## [Objective]
Find and return each line containing "with".

(Dataset records)
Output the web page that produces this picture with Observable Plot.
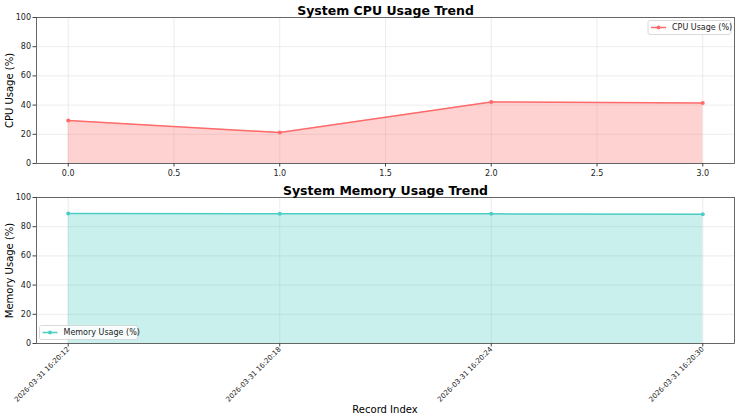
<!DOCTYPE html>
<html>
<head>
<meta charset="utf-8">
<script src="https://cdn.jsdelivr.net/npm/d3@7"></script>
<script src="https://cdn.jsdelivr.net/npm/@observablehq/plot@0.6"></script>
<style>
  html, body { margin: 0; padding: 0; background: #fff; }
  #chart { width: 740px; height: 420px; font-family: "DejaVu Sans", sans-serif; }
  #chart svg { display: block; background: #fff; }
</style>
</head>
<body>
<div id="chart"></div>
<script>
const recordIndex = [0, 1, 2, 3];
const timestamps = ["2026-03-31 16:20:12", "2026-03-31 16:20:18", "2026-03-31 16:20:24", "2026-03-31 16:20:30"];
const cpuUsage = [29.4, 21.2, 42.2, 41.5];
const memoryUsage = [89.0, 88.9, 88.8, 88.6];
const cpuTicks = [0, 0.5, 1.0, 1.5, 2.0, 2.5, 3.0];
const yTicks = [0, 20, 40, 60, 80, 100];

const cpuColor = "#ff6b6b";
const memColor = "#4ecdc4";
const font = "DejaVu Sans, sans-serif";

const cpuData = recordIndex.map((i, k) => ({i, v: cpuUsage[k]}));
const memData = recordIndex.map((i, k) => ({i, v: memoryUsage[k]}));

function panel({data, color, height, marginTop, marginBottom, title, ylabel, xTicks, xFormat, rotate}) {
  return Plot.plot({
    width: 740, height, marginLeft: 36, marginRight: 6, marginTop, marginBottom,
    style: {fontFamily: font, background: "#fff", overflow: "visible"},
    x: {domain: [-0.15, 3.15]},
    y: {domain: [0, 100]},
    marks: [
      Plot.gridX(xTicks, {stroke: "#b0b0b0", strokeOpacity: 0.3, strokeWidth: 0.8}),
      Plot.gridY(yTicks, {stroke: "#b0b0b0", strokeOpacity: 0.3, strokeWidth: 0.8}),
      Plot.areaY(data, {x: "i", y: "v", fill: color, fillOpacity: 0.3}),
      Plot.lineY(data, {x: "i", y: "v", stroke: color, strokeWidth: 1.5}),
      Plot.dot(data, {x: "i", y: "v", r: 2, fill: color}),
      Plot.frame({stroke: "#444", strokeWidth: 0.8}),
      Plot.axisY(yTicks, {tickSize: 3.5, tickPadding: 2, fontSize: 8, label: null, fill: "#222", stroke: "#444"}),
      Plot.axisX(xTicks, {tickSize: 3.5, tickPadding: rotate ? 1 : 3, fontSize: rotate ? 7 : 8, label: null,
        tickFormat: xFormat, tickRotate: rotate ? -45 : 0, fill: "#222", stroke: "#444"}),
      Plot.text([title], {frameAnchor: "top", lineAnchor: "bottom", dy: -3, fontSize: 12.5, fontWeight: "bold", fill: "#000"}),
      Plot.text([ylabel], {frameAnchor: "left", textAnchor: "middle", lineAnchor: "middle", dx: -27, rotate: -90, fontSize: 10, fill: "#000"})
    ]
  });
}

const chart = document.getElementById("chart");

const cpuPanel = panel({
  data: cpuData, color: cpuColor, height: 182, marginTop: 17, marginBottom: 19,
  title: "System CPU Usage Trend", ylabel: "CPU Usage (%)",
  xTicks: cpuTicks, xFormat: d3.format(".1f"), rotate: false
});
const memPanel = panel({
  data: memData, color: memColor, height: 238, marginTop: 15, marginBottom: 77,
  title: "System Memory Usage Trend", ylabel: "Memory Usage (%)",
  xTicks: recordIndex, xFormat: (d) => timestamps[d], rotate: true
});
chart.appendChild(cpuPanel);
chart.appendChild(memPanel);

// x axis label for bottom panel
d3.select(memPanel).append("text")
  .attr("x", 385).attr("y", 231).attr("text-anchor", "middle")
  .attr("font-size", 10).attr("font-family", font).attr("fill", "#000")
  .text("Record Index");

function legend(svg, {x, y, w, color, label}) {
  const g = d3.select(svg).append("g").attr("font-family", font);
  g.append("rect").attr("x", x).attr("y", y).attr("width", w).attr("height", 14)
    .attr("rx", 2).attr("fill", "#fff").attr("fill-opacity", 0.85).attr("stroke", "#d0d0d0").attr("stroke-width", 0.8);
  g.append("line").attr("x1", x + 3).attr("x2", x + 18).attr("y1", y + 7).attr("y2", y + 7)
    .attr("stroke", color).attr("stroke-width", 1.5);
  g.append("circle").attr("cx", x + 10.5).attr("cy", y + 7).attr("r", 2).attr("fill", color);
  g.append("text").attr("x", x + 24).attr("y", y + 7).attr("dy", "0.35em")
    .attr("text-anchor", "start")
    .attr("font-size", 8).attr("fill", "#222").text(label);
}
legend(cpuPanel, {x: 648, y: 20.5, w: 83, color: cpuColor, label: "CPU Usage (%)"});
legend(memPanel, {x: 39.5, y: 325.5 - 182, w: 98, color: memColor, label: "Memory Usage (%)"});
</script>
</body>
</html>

...

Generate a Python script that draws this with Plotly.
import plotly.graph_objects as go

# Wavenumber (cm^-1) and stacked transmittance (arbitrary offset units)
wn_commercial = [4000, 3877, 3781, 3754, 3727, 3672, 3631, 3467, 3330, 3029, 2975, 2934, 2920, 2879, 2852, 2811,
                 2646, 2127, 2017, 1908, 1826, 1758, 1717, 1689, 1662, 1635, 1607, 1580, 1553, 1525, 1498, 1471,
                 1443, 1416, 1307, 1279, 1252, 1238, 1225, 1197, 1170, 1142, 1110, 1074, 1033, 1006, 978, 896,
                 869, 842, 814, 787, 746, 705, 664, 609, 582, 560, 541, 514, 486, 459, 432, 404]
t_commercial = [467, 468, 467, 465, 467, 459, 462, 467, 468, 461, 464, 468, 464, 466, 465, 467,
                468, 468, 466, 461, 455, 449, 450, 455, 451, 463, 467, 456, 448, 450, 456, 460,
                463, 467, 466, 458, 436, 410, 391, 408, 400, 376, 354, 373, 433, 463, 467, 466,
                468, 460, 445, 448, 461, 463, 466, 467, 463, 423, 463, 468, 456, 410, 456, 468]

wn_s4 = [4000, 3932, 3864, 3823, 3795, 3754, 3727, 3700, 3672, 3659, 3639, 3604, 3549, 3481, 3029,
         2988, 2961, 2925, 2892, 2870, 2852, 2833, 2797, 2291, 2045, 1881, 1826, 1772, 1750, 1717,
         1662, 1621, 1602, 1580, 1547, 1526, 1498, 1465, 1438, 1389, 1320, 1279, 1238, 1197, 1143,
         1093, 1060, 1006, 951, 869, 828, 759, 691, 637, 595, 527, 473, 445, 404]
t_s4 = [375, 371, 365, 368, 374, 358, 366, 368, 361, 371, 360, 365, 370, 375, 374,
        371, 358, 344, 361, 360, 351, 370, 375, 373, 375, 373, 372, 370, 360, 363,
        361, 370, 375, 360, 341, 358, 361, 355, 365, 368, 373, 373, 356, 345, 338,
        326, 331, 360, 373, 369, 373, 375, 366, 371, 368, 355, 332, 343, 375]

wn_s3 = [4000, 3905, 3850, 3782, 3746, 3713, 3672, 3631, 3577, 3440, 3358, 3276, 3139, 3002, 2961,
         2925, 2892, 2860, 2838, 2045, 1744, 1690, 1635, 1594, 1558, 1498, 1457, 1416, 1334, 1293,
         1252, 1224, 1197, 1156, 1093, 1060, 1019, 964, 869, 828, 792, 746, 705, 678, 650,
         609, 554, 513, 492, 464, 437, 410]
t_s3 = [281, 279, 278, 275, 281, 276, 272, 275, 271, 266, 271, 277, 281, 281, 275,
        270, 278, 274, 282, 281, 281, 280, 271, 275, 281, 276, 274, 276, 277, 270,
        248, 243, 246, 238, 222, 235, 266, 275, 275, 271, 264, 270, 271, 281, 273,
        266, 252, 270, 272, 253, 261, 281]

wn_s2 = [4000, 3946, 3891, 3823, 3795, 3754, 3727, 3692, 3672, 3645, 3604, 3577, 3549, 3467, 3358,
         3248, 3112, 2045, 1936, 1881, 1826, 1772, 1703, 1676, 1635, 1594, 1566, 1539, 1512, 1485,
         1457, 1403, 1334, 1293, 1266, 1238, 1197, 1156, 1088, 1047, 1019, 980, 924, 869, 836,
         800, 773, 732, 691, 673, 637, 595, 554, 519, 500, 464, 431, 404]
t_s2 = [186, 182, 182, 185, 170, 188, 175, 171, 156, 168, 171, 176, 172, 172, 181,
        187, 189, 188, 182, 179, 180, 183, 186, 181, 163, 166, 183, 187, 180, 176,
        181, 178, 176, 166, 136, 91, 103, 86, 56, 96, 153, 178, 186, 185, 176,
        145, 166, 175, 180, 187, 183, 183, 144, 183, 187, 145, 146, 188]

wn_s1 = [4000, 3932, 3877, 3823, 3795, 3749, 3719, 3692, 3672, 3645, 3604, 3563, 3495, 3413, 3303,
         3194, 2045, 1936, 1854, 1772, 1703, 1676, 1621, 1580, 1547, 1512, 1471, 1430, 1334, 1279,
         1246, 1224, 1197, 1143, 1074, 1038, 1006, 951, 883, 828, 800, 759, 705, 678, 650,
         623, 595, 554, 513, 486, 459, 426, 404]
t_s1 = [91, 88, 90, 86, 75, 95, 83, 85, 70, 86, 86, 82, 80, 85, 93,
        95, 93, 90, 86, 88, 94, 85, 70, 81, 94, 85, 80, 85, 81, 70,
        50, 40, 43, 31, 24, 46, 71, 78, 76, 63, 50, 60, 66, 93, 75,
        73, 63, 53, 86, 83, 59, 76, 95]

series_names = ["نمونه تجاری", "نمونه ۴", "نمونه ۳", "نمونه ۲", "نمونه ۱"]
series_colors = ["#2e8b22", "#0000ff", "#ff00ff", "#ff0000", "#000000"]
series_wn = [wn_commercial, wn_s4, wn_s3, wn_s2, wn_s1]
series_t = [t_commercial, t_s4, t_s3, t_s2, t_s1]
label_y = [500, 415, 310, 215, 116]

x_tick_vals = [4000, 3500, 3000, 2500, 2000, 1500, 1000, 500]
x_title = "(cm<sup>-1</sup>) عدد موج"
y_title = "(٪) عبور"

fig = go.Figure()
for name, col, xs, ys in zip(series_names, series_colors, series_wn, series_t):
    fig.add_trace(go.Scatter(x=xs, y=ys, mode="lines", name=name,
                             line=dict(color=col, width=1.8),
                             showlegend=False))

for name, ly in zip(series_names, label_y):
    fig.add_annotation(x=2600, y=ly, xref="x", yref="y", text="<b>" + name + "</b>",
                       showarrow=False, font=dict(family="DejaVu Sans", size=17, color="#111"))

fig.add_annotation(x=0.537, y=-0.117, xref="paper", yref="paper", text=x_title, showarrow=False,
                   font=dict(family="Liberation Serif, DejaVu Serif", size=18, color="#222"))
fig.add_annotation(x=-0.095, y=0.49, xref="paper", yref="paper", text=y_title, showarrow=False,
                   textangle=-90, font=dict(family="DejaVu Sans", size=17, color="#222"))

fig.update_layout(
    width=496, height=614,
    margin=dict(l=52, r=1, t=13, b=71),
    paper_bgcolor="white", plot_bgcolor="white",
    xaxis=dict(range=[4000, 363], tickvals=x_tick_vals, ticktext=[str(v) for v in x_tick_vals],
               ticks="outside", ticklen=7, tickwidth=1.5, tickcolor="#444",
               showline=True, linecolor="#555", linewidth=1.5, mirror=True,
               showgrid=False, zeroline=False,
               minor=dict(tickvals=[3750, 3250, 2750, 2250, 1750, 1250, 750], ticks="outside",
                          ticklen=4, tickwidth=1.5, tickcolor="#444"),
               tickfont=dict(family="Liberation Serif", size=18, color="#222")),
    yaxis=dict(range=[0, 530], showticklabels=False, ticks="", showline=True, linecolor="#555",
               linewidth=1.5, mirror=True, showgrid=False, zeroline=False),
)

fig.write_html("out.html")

## [Correct output]
Output the web page that produces this picture with Observable Plot.
Generate a Python script that draws this with Plotly.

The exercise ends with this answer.